By Castille do you mean 100% olive oil? I'm not aware of any restrictions on that.

I've seen Aleppo soap discussed on a UK soap forum and people were saying that Laurel Oil is not allowed - however my assessor mentioned Aleppo soap (we were discussing ancient soap recipes for demo and sample purposes) and he said Laurel Oil is allowed - must look into suppliers.

Iulia
23-02-2009, 04:04 PM
I've just spoken to my assessor re use of tallow and he says there are specific regulations with regard to animal fats in soapmaking.

For short process it must be proved that the fat has been taken up to 200C and for continuous process (as in big commercial companies) the required temp is lower but must be held over a period of time. These regulations stemmed from the BSE outbreak a few years ago.

Consequently he does not approve the use of such as tallow in an SA for home soapers. He did point out the anomaly that it is perfectly legal to buy raw hard suet from a butcher!


Thank you very much for that explanation. It is indeed a weird anomaly that the stuff is considered safe to eat but not to soap with ... I mean there is no guarantee the temperature people are cooking with. You could buy dripping in the supermarket and put it on toast. :sm:

I wonder why there are restrictions for non-beef stuff though. My assessor would tackle emu but not goose, for instance?

MeCo7707
24-02-2009, 07:34 AM
I thought you had to use both olive oil and coconut oil in soap here? Did I misunderstand and it has to be one or the other? Because yes it is just 100% olive oil.

Iulia
24-02-2009, 08:43 AM
I thought you had to use both olive oil and coconut oil in soap here? Did I misunderstand and it has to be one or the other? Because yes it is just 100% olive oil.

oh, was that on your safety assessment, that all the soap had to contain olive and coconut? I don't think that is a legal requirement to sell here, it is just the standard procedure of that particular assessor.

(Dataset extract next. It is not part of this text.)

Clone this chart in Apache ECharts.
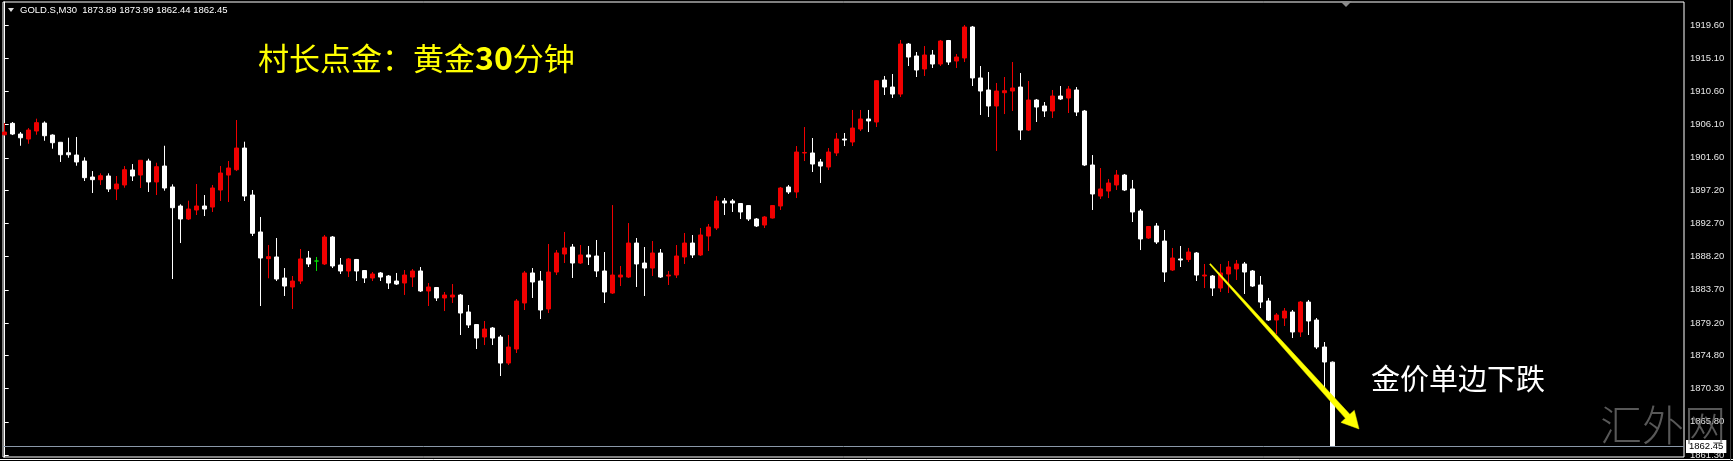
<!DOCTYPE html>
<html>
<head>
<meta charset="utf-8">
<script src="https://cdn.jsdelivr.net/npm/echarts@6/dist/echarts.min.js"></script>
<style>
html,body{margin:0;padding:0;background:#000;}
#c{width:1733px;height:461px;}
</style>
</head>
<body>
<div id="c"></div>
<script>
// ---- data ----
const symbolName = 'GOLD.S,M30';
const opens = [
1904.72,1906.27,1904.82,1904.14,1905.23,1906.31,1904.68,1903.70,1902.28,1901.97,
1901.16,1898.99,1898.63,1899.13,1897.37,1897.91,1899.94,1899.26,1901.16,1898.32,
1900.48,1897.64,1895.06,1893.30,1894.52,1895.06,1894.92,1897.23,1899.26,1899.98,
1902.92,1896.55,1891.54,1887.92,1888.15,1885.30,1884.08,1884.89,1888.01,1887.60,
1887.20,1890.86,1887.06,1886.25,1887.81,1886.31,1885.30,1885.98,1885.57,1884.89,
1884.62,1885.43,1886.25,1883.54,1884.01,1882.59,1882.72,1882.99,1880.69,1878.99,
1877.30,1878.52,1877.30,1873.77,1875.67,1881.91,1885.98,1884.89,1881.10,1886.11,
1888.55,1889.50,1887.33,1888.42,1888.28,1886.25,1883.26,1885.43,1885.43,1890.04,
1887.33,1886.65,1888.69,1885.57,1885.70,1888.15,1890.04,1888.42,1890.99,1892.08,
1895.74,1895.74,1895.40,1895.12,1893.30,1892.48,1893.43,1895.06,1897.64,1896.96,
1902.25,1902.25,1901.03,1900.35,1902.25,1904.14,1903.74,1905.50,1906.86,1906.45,
1912.14,1911.19,1910.24,1917.02,1915.40,1913.64,1915.53,1914.31,1917.50,1914.72,
1915.13,1919.33,1912.42,1910.79,1908.62,1910.42,1910.65,1911.19,1905.36,1909.43,
1908.62,1907.94,1909.97,1909.70,1910.79,1907.94,1900.62,1896.41,1897.09,1897.91,
1899.26,1897.37,1894.38,1890.72,1892.35,1890.31,1886.38,1887.88,1887.81,1888.69,
1885.57,1885.57,1883.94,1885.84,1886.52,1887.20,1886.25,1884.35,1882.18,1879.60,
1879.87,1880.69,1877.98,1882.04,1879.60,1875.94,1873.89
];
const closes = [
1905.09,1904.82,1904.31,1905.36,1906.36,1904.59,1903.64,1902.01,1902.01,1901.03,
1898.90,1898.63,1899.17,1897.37,1898.04,1899.98,1899.13,1901.26,1898.32,1900.39,
1897.50,1894.83,1893.30,1894.65,1895.06,1894.65,1897.50,1899.53,1900.21,1902.92,
1896.41,1891.36,1888.01,1888.19,1885.16,1884.21,1884.89,1887.88,1887.20,1887.60,
1890.86,1886.93,1886.25,1887.88,1886.25,1885.30,1885.84,1885.43,1884.62,1884.48,
1885.70,1886.25,1883.54,1884.08,1882.59,1882.99,1882.99,1880.55,1878.93,1877.16,
1878.38,1877.16,1873.77,1875.94,1882.18,1885.98,1884.76,1880.96,1886.11,1888.69,
1889.37,1887.33,1888.42,1888.15,1886.25,1883.40,1885.70,1885.70,1890.04,1887.20,
1886.65,1888.69,1885.43,1885.70,1888.28,1890.04,1888.42,1891.13,1892.21,1895.74,
1895.47,1895.47,1894.25,1893.30,1892.35,1893.57,1895.12,1897.50,1896.96,1902.38,
1902.31,1900.75,1900.48,1902.38,1904.14,1904.01,1905.63,1906.86,1906.59,1912.05,
1911.19,1910.24,1917.02,1915.26,1913.50,1915.53,1914.31,1917.43,1914.58,1915.26,
1919.33,1912.42,1910.65,1908.62,1910.65,1910.69,1911.06,1905.36,1909.43,1908.48,
1907.94,1909.97,1909.57,1910.92,1907.80,1900.62,1896.69,1897.37,1898.18,1899.26,
1897.23,1894.25,1890.59,1892.28,1890.18,1886.11,1888.01,1887.74,1888.82,1885.70,
1885.70,1883.94,1885.98,1886.79,1887.20,1886.11,1884.21,1882.04,1879.60,1880.28,
1880.82,1877.98,1882.04,1879.47,1875.94,1873.91,1862.45
];
const lows = [
1904.64,1904.68,1903.23,1903.50,1904.72,1903.91,1902.83,1901.03,1901.61,1900.52,
1898.45,1896.82,1897.91,1896.96,1895.87,1897.54,1898.45,1897.50,1896.96,1896.55,
1897.14,1885.16,1890.04,1893.16,1893.84,1893.70,1894.25,1895.74,1895.60,1899.80,
1895.74,1890.99,1881.50,1885.26,1884.89,1882.86,1881.10,1884.48,1886.79,1886.25,
1887.06,1886.65,1885.84,1885.43,1884.89,1884.62,1884.89,1884.89,1883.81,1884.35,
1883.00,1884.08,1883.40,1881.50,1882.18,1880.82,1881.91,1877.57,1878.52,1875.67,
1876.21,1876.21,1872.01,1873.50,1875.13,1880.96,1882.59,1879.74,1880.55,1885.70,
1887.33,1885.30,1887.20,1887.06,1885.43,1881.91,1883.13,1884.21,1885.30,1884.08,
1882.86,1885.57,1885.30,1884.35,1885.30,1887.20,1888.01,1888.28,1888.96,1891.81,
1893.84,1894.25,1893.30,1893.03,1892.21,1892.08,1893.36,1894.52,1896.69,1896.14,
1901.16,1899.67,1898.18,1899.94,1901.84,1903.19,1903.19,1905.23,1905.09,1905.77,
1910.11,1909.70,1909.84,1914.04,1912.55,1912.69,1913.77,1914.04,1914.18,1913.77,
1914.58,1911.33,1907.40,1907.13,1902.52,1907.53,1907.94,1904.01,1905.23,1906.45,
1907.13,1906.99,1909.43,1907.67,1907.26,1900.48,1894.52,1896.01,1896.14,1897.23,
1897.09,1892.89,1889.09,1890.59,1889.91,1884.76,1886.25,1886.79,1887.47,1884.89,
1883.94,1882.86,1883.40,1883.26,1885.03,1883.13,1884.08,1881.23,1879.47,1877.70,
1878.79,1877.16,1877.30,1877.57,1875.67,1870.11,1862.44
];
const highs = [
1906.31,1906.45,1905.09,1905.63,1906.90,1906.54,1904.78,1903.74,1904.32,1904.42,
1901.66,1899.80,1899.49,1899.49,1899.13,1900.48,1900.75,1901.30,1901.47,1900.93,
1903.23,1898.00,1895.29,1895.78,1898.04,1896.55,1897.91,1900.48,1901.16,1906.72,
1903.78,1897.23,1893.57,1889.77,1890.72,1886.65,1885.57,1889.23,1888.96,1888.15,
1891.13,1890.99,1888.01,1888.01,1887.88,1886.38,1886.11,1886.11,1885.70,1885.98,
1886.38,1886.52,1886.79,1884.62,1884.08,1883.40,1884.48,1883.13,1881.64,1879.06,
1879.47,1878.65,1877.57,1877.57,1882.45,1886.25,1886.65,1886.25,1889.91,1889.09,
1891.54,1889.91,1889.77,1889.64,1890.45,1888.82,1895.19,1886.93,1892.75,1890.72,
1889.50,1890.31,1889.23,1886.25,1889.77,1891.40,1891.13,1892.08,1892.62,1896.41,
1896.14,1896.01,1895.47,1895.19,1893.43,1893.70,1895.19,1897.64,1897.91,1903.19,
1905.77,1904.28,1901.43,1902.92,1904.96,1904.96,1908.08,1908.08,1908.08,1912.14,
1912.69,1912.96,1917.57,1917.16,1915.94,1916.75,1916.21,1917.57,1917.57,1915.67,
1919.60,1919.47,1914.04,1913.23,1911.74,1912.55,1914.58,1913.09,1912.01,1909.57,
1909.16,1910.79,1911.33,1911.33,1911.19,1908.08,1901.97,1900.21,1898.72,1899.94,
1899.40,1898.59,1894.65,1892.35,1892.75,1891.81,1889.37,1889.64,1889.37,1888.82,
1887.20,1885.70,1887.20,1887.60,1887.74,1887.47,1886.38,1885.57,1882.59,1880.55,
1881.23,1880.96,1882.18,1882.32,1879.87,1876.62,1873.99
];
const yTicks = [1861.30,1865.80,1870.30,1874.80,1879.20,1883.70,1888.20,1892.70,1897.20,1901.60,1906.10,1910.60,1915.10,1919.60];
// visible price range and bar range of the chart window
const yMin = 1861.03, yMax = 1922.72;
const xMin = -0.2125, xMax = 209.9125;
// trend arrow (bar index, price)
const arrowFrom = [150.66, 1887.20];
const arrowTo = [169.29, 1864.83];
const titleParts = ['村长点金：黄金', '30', '分钟'];
const noteText = '金价单边下跌';
const watermarkText = '汇外网';

// ---- build ----
const last = opens.length - 1;
const currentPrice = closes[last];
const headerText = symbolName + '  ' + [opens[last], highs[last], lows[last], closes[last]].map(v => v.toFixed(2)).join(' ');
const UP = '#f00000', DOWN = '#ffffff', DOJI = '#00e000';
const candleData = opens.map((o, i) => {
  const item = { value: [i, o, closes[i], lows[i], highs[i]] };
  if (o === closes[i]) item.itemStyle = { color: DOJI, color0: DOJI, borderColor: DOJI, borderColor0: DOJI, borderColorDoji: DOJI };
  return item;
});

const chart = echarts.init(document.getElementById('c'), null, { renderer: 'canvas' });
const labelFont = 'Liberation Sans, Arial, sans-serif';
const cjk = '"Noto Sans CJK SC", sans-serif';
chart.setOption({
  animation: false,
  backgroundColor: '#000',
  grid: { left: 3, top: 2, width: 1681, height: 455, show: true, borderColor: '#ffffff', borderWidth: 1, backgroundColor: '#000' },
  xAxis: { type: 'value', min: xMin, max: xMax, show: false },
  yAxis: {
    type: 'value', position: 'right', min: yMin, max: yMax,
    axisLine: { show: true, lineStyle: { color: '#ffffff', width: 1 } },
    axisTick: { show: true, inside: false, length: 4, lineStyle: { color: '#ffffff' }, customValues: yTicks },
    axisLabel: { show: true, margin: 6, color: '#e6e6e6', fontSize: 9.5, fontFamily: labelFont, customValues: yTicks, formatter: v => v.toFixed(2) },
    splitLine: { show: false }
  },
  series: [
    {
      type: 'candlestick',
      data: candleData,
      encode: { x: 0, y: [1, 2, 3, 4] },
      barWidth: 4,
      clip: true,
      itemStyle: { color: UP, color0: DOWN, borderColor: UP, borderColor0: DOWN, borderColorDoji: DOJI, borderWidth: 1 },
      emphasis: { disabled: true },
      markLine: {
        silent: true,
        symbol: ['none', 'none'],
        animation: false,
        lineStyle: { color: '#8a98a8', width: 1, type: 'solid' },
        label: { show: true, position: 'end', distance: 2, formatter: currentPrice.toFixed(2), color: '#000', backgroundColor: '#ffffff', padding: [2, 3, 1, 3], fontSize: 9.5, fontFamily: labelFont },
        emphasis: { disabled: true },
        data: [{ yAxis: currentPrice }]
      },
      z: 3
    },
    {
      type: 'custom',
      data: [[arrowFrom[0], arrowFrom[1], arrowTo[0], arrowTo[1]]],
      encode: { x: [0, 2], y: [1, 3] },
      clip: false,
      silent: true,
      z: 6,
      renderItem: function (params, api) {
        const a = api.coord([api.value(0), api.value(1)]);
        const b = api.coord([api.value(2), api.value(3)]);
        const dx = b[0] - a[0], dy = b[1] - a[1];
        const L = Math.hypot(dx, dy);
        const ux = dx / L, uy = dy / L, nx = -uy, ny = ux;
        const headLen = 17, headHalf = 9, w0 = 0.6, w1 = 3.0;
        const bx = b[0] - ux * headLen, by = b[1] - uy * headLen;
        const pts = [
          [a[0] + nx * w0, a[1] + ny * w0],
          [bx + nx * w1, by + ny * w1],
          [bx + nx * headHalf, by + ny * headHalf],
          [b[0], b[1]],
          [bx - nx * headHalf, by - ny * headHalf],
          [bx - nx * w1, by - ny * w1],
          [a[0] - nx * w0, a[1] - ny * w0]
        ];
        return { type: 'polygon', shape: { points: pts }, style: { fill: '#ffff00', stroke: '#e8e800', lineWidth: 0.5 } };
      }
    }
  ],
  graphic: [
    { type: 'polygon', shape: { points: [[8, 8], [14, 8], [11, 12]] }, style: { fill: '#e0e0e0' }, z: 10 },
    { type: 'text', left: 20, top: 5, style: { text: headerText, fill: '#ffffff', font: '9.5px ' + labelFont }, z: 10 },
    { type: 'text', left: 258, top: 42, style: {
        text: '{a|' + titleParts[0] + '}{b|' + titleParts[1] + '}{a|' + titleParts[2] + '}',
        rich: {
          a: { fill: '#ffff00', color: '#ffff00', fontSize: 31, fontFamily: cjk },
          b: { fill: '#ffff00', color: '#ffff00', fontSize: 32, fontWeight: 'bold', fontFamily: cjk }
        }
      }, z: 10 },
    { type: 'text', left: 1371, top: 364, style: { text: noteText, fill: '#ffffff', font: '29px ' + cjk }, z: 10 },
    { type: 'text', left: 1600, top: 404, style: { text: watermarkText, fill: 'rgba(125,125,125,0.7)', font: '300 42px "Noto Sans CJK SC", serif' }, z: 20 },
    { type: 'polygon', shape: { points: [[1340, 1], [1352, 1], [1346, 7]] }, style: { fill: '#8c8c8c' }, z: 10 },
    { type: 'line', shape: { x1: 0, y1: 459.5, x2: 1733, y2: 459.5 }, style: { stroke: '#ffffff', lineWidth: 1 }, z: 10 },
    { type: 'line', shape: { x1: 1730.5, y1: 0, x2: 1730.5, y2: 461 }, style: { stroke: '#3c3c3c', lineWidth: 1 }, z: 10 }
  ]
});
</script>
</body>
</html>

I think you can add other oils also, or you can try mostly olive with the minimum coconut the assessment suggests, that would be a nice bar I think. The coconut would add a bit of bubble.

ElaineJ
24-02-2009, 10:08 AM
Yes - it does depend on how you list your ingredients for assessment and how your assessor regards the process.

I have a list of base oils (one or more to be used in the soap) and a list of optional superfatting oils.

MeCo7707
24-02-2009, 11:34 AM
Ahh - I see. My assesment does included both olive oil and coconut oil to be in each soap and then a bunch of different additions can be made. I originally made the castille soap for my 6 month old anyway - she doesn't wear nappies except for at night and she gets diaper rash, the soap clears it all up. Poor thing she has such sensitive skin.